NOTICÍA

BUPi: quando o Estado pede aos proprietários para fazer o trabalho que lhe caberia

28 Ago 2025

Em Portugal, ao contrário do que acontece na maioria dos países europeus, o cadastro predial não nasceu de uma estratégia nacional conduzida pelo Estado. Foi criado o Balcão Único Predial (BUPi), que na prática entrega aos cidadãos a responsabilidade de identificar e registar as suas propriedades.

 

À primeira vista, pode parecer uma solução engenhosa: cada proprietário conhece o seu terreno e pode registá-lo gratuitamente. Mas a realidade é menos linear. A esmagadora maioria dos proprietários não tem formação técnica em cartografia, muitos são idosos sem literacia digital e outros simplesmente não têm disponibilidade para lidar com o processo. O resultado está à vista: num território fragmentado em milhares de pequenas parcelas, o cadastro continua longe de estar completo.

 

Nos países vizinhos o caminho é outro. Em Espanha, França, Alemanha ou Itália, o cadastro é uma função de soberania do Estado. São os serviços públicos que asseguram levantamentos sistemáticos, com recurso a tecnologia de ponta: imagens de satélite, drones, fotogrametria aérea, topografia. O cidadão limita-se a confirmar ou corrigir dados. A propriedade é registada como parte da ordem pública, não como uma tarefa burocrática entregue ao indivíduo.

 

Em Portugal, optou-se por uma solução “caseira”. Em vez de assumir o investimento necessário, o Estado transferiu responsabilidades para os particulares. Mais barato, sem dúvida. Mais eficaz, dificilmente.

 

E o que acontece a quem não adere ao BUPi?

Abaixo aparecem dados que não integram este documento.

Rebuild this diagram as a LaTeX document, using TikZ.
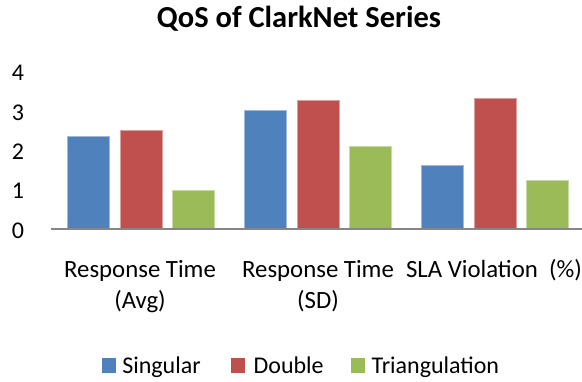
\documentclass[tikz,border=0pt]{standalone}
\usepackage{fontspec}
\setmainfont{Carlito}
\usetikzlibrary{positioning}
\definecolor{singularblue}{HTML}{4F81BD}
\definecolor{doublered}{HTML}{C0504D}
\definecolor{triangreen}{HTML}{9BBB59}
\definecolor{axisgray}{HTML}{868686}
\tikzset{
	bar/.style={fill=#1, draw=#1!55!white, line width=0.7pt},
	chart text/.style={font=\fontsize{24}{31}\selectfont, inner sep=0pt},
	category/.style={chart text, font=\fontsize{24.8}{31}\selectfont, align=center, anchor=base},
	legend box/.style={fill=#1, minimum width=14pt, minimum height=15pt, inner sep=0pt}
}

\begin{document}
\begin{tikzpicture}[x=1pt,y=1pt]

			\useasboundingbox (-51,-152) rectangle (531,229);

			% Title
			\node[chart text, font=\fontsize{30.5}{34}\selectfont\bfseries, anchor=base] (title) at (248,201) {QoS of ClarkNet Series};

			% Value labels
			\foreach \v in {0,...,4} {
					\node[chart text, anchor=base] (tick\v) at (-33,{39.3*\v-9}) {\v};
				}

			% Draw the bars
			\foreach \g/\s/\d/\t in {0/2.36/2.50/0.99, 1/3.03/3.28/2.11, 2/1.63/3.33/1.25} {
					\draw[bar=singularblue] ({177*\g+16.7},0) rectangle ++(42,{39.3*\s});
					\draw[bar=doublered] ({177*\g+69.7},0) rectangle ++(42,{39.3*\d});
					\draw[bar=triangreen] ({177*\g+121.3},0) rectangle ++(42,{39.3*\t});
				}

			% Draw the axis
			\draw[axisgray, line width=1.8pt] (0,0) -- (531,0);

			% Category labels (base = last line)
			\node[category] (cat0) at (89,-79.3) {Response Time\\(Avg)};
			\node[category] (cat1) at (267,-79.3) {Response Time\\(SD)};
			\node[category] (cat2) at (443,-48.3) {SLA Violation\ \ (\%)};

			% Legend
			\node[legend box=singularblue, anchor=south west] (sglbox) at (51,-144) {};
			\node[chart text, anchor=base west] (sgl) at ([xshift=5.7pt]sglbox.south east) {Singular};
			\node[legend box=doublered, anchor=south west] (dblbox) at (180,-144) {};
			\node[chart text, anchor=base west] (dbl) at ([xshift=8pt]dblbox.south east) {Double};
			\node[legend box=triangreen, anchor=south west] (trgbox) at (300,-144) {};
			\node[chart text, anchor=base west] (trg) at ([xshift=6pt]trgbox.south east) {Triangulation};
		\end{tikzpicture}
\end{document}
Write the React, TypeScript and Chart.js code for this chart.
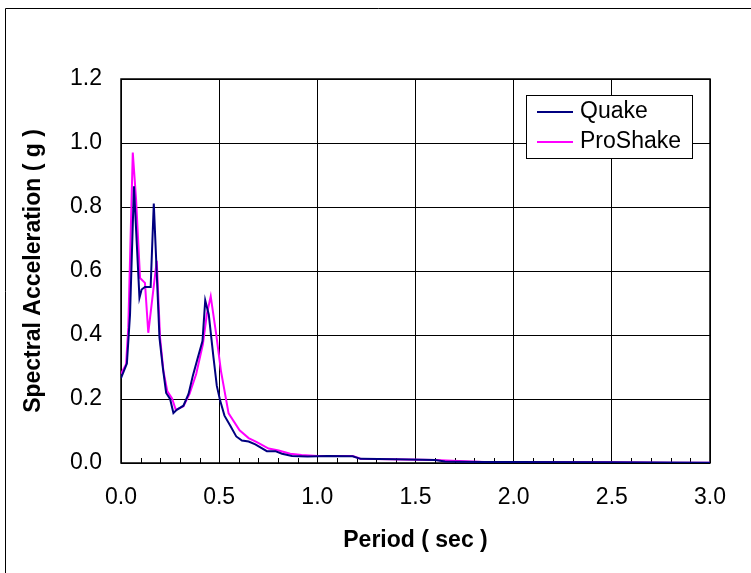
import { useEffect, useRef } from "react";
import { Chart, registerables } from "chart.js";

Chart.register(...registerables);

// ---- Data (period in sec, spectral acceleration in g) ----
const quakePeriod = [0.0, 0.03, 0.046, 0.066, 0.094, 0.105, 0.122, 0.151, 0.167, 0.196, 0.213, 0.23, 0.25, 0.267, 0.284, 0.318, 0.344, 0.366, 0.389, 0.415, 0.429, 0.447, 0.471, 0.488, 0.505, 0.527, 0.556, 0.587, 0.616, 0.65, 0.684, 0.743, 0.786, 0.82, 0.871, 0.95, 1.05, 1.18, 1.22, 1.4, 1.6, 1.65, 1.72, 1.85, 2.0, 2.5, 3.0];
const quakeSa = [0.265, 0.311, 0.464, 0.865, 0.516, 0.542, 0.55, 0.55, 0.811, 0.392, 0.298, 0.219, 0.2, 0.156, 0.166, 0.179, 0.216, 0.273, 0.324, 0.381, 0.508, 0.464, 0.33, 0.241, 0.195, 0.148, 0.117, 0.083, 0.07, 0.067, 0.058, 0.037, 0.037, 0.029, 0.022, 0.02, 0.022, 0.021, 0.013, 0.012, 0.0095, 0.005, 0.004, 0.003, 0.003, 0.002, 0.001];

const proPeriod = [0.0, 0.026, 0.037, 0.06, 0.077, 0.097, 0.122, 0.139, 0.182, 0.199, 0.216, 0.236, 0.26, 0.279, 0.318, 0.349, 0.383, 0.417, 0.437, 0.457, 0.485, 0.509, 0.548, 0.604, 0.65, 0.692, 0.752, 0.803, 0.862, 0.92, 1.0, 1.18, 1.22, 1.6, 1.72, 1.85, 2.0, 2.5, 2.8, 3.0];
const proSa = [0.278, 0.309, 0.423, 0.97, 0.822, 0.578, 0.563, 0.407, 0.632, 0.392, 0.288, 0.224, 0.202, 0.166, 0.177, 0.216, 0.278, 0.371, 0.464, 0.521, 0.402, 0.288, 0.155, 0.102, 0.078, 0.065, 0.045, 0.039, 0.029, 0.025, 0.022, 0.022, 0.0135, 0.0095, 0.006, 0.003, 0.003, 0.002, 0.001, 0.001];

const seriesNames = ["Quake", "ProShake"];
const seriesColors = ["#000080", "#FF00FF"];

const xMin = 0;
const xMax = 3.0;
const xStep = 0.5;
const xMinorTicks = [0.1, 0.2, 0.3, 0.4, 0.6, 0.7, 0.8, 0.9, 1.1, 1.2, 1.3, 1.4, 1.6, 1.7, 1.8, 1.9, 2.1, 2.2, 2.3, 2.4, 2.6, 2.7, 2.8, 2.9];
const yMin = 0;
const yMax = 1.2;
const yStep = 0.2;

const xTitle = "Period ( sec )";
const yTitle = "Spectral Acceleration ( g )";

const FONT = "'Liberation Sans', Arial, sans-serif";

function toPoints(xs: number[], ys: number[]) {
  return xs.map((x, i) => ({ x, y: ys[i] }));
}

const framePlugin = {
  id: "frame",
  beforeDraw(chart: any) {
    const ctx = chart.ctx;
    ctx.save();
    ctx.fillStyle = "#ffffff";
    ctx.fillRect(0, 0, chart.width, chart.height);
    ctx.strokeStyle = "#000000";
    ctx.lineWidth = 1;
    ctx.beginPath();
    ctx.moveTo(5.5, chart.height + 5);
    ctx.lineTo(5.5, 8.5);
    ctx.lineTo(chart.width + 5, 8.5);
    ctx.stroke();
    ctx.restore();
  },
  beforeDatasetsDraw(chart: any) {
    const ctx = chart.ctx;
    const { left, right, top, bottom } = chart.chartArea;
    const xs = chart.scales.x;
    ctx.save();
    ctx.strokeStyle = "#000000";
    ctx.lineWidth = 1;
    ctx.beginPath();
    xMinorTicks.forEach((v) => {
      const px = Math.round(xs.getPixelForValue(v)) + 0.5;
      ctx.moveTo(px, bottom);
      ctx.lineTo(px, bottom - 5);
    });
    ctx.stroke();
    ctx.lineWidth = 1.5;
    ctx.strokeRect(left, top, right - left, bottom - top);
    ctx.restore();
  },
};

const legendPlugin = {
  id: "boxLegend",
  afterDraw(chart: any) {
    const ctx = chart.ctx;
    const bx = 526.5, by = 95.5, bw = 166, bh = 63;
    ctx.save();
    ctx.fillStyle = "#ffffff";
    ctx.fillRect(bx, by, bw, bh);
    ctx.strokeStyle = "#000000";
    ctx.lineWidth = 1;
    ctx.strokeRect(bx, by, bw, bh);
    ctx.font = `23px ${FONT}`;
    ctx.textBaseline = "middle";
    ctx.textAlign = "left";
    chart.data.datasets.forEach((ds: any, i: number) => {
      const y = 112 + i * 30;
      ctx.strokeStyle = ds.borderColor;
      ctx.lineWidth = 2;
      ctx.beginPath();
      ctx.moveTo(537, y);
      ctx.lineTo(573, y);
      ctx.stroke();
      ctx.fillStyle = "#000000";
      ctx.fillText(ds.label, 580, y);
    });
    ctx.restore();
  },
};

export default function App() {
  const canvasRef = useRef<HTMLCanvasElement | null>(null);

  useEffect(() => {
    if (!canvasRef.current) return;
    const chart = new Chart(canvasRef.current, {
      type: "line",
      data: {
        datasets: [
          {
            label: seriesNames[0],
            data: toPoints(quakePeriod, quakeSa),
            borderColor: seriesColors[0],
            backgroundColor: seriesColors[0],
            borderWidth: 2,
            pointRadius: 0,
            tension: 0,
            fill: false,
          },
          {
            label: seriesNames[1],
            data: toPoints(proPeriod, proSa),
            borderColor: seriesColors[1],
            backgroundColor: seriesColors[1],
            borderWidth: 2,
            pointRadius: 0,
            tension: 0,
            fill: false,
          },
        ],
      },
      options: {
        animation: false,
        responsive: false,
        devicePixelRatio: 1,
        layout: { padding: { left: 0, top: 79, right: 41, bottom: 0 } },
        plugins: {
          legend: { display: false },
          tooltip: { enabled: false },
        },
        scales: {
          x: {
            type: "linear",
            min: xMin,
            max: xMax,
            ticks: {
              stepSize: xStep,
              callback: (v: any) => Number(v).toFixed(1),
              font: { family: FONT, size: 23 },
              color: "#000000",
              padding: 21,
              maxRotation: 0,
            },
            grid: { color: "#000000", lineWidth: 1, drawTicks: false },
            border: { display: false },
            title: {
              display: true,
              text: xTitle,
              color: "#000000",
              font: { family: FONT, size: 23, weight: "bold" },
              padding: { top: 0, bottom: 19 },
            },
            afterFit: (scale: any) => {
              scale.height = 110;
            },
          },
          y: {
            type: "linear",
            min: yMin,
            max: yMax,
            ticks: {
              stepSize: yStep,
              callback: (v: any) => Number(v).toFixed(1),
              font: { family: FONT, size: 23 },
              color: "#000000",
              padding: 19,
            },
            grid: { color: "#000000", lineWidth: 1, drawTicks: false },
            border: { display: false },
            title: {
              display: true,
              text: yTitle,
              color: "#000000",
              font: { family: FONT, size: 23, weight: "bold" },
              padding: { top: 20, bottom: 0 },
            },
            afterFit: (scale: any) => {
              scale.width = 121;
            },
          },
        },
      },
      plugins: [framePlugin, legendPlugin],
    });
    return () => chart.destroy();
  }, []);

  return (
    <div style={{ position: "fixed", left: 0, top: 0, width: 751, height: 573, background: "#fff" }}>
      <canvas ref={canvasRef} width={751} height={573} style={{ display: "block", width: 751, height: 573 }} />
    </div>
  );
}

As consequências não são imediatas, mas são relevantes. Sem o registo no BUPi, um terreno pode ficar numa espécie de “limbo jurídico”:

 

- dificulta transmissões futuras, vendas ou partilhas, porque não existe prova inequívoca de titularidade;

 

- complica processos de herança, deixando as propriedades sujeitas a litígios entre herdeiros;

 

- pode inviabilizar candidaturas a subsídios ou apoios públicos que exigem prova de propriedade;

 

- e, num cenário mais alargado, perpetua a desorganização fundiária, um dos maiores entraves à gestão florestal e agrícola do país.

 

Por outras palavras: quem não regista arrisca-se a perder valor, segurança e até oportunidades de rendimento.

 

Mas o problema não termina aí. Muitos cidadãos que já aderiram ao BUPi estão agora a deparar-se com erros nos terrenos declarados — limites mal definidos, sobreposições ou divergências entre registos. E quando surgem estas situações, a informação disponível para as resolver é escassa, pouco clara e, muitas vezes, inexistente. Falta orientação prática, deixando os proprietários entregues a um labirinto burocrático sem respostas eficazes.

 

O BUPi nasceu de uma urgência, mas revela uma escolha política discutível: em Portugal, são os cidadãos que têm de construir o cadastro. Noutros países, é o Estado que assume essa missão como parte da estruturação do território. Entre o pragmatismo e a falta de ambição, ficamos com um sistema que depende da boa vontade — e da capacidade — dos proprietários.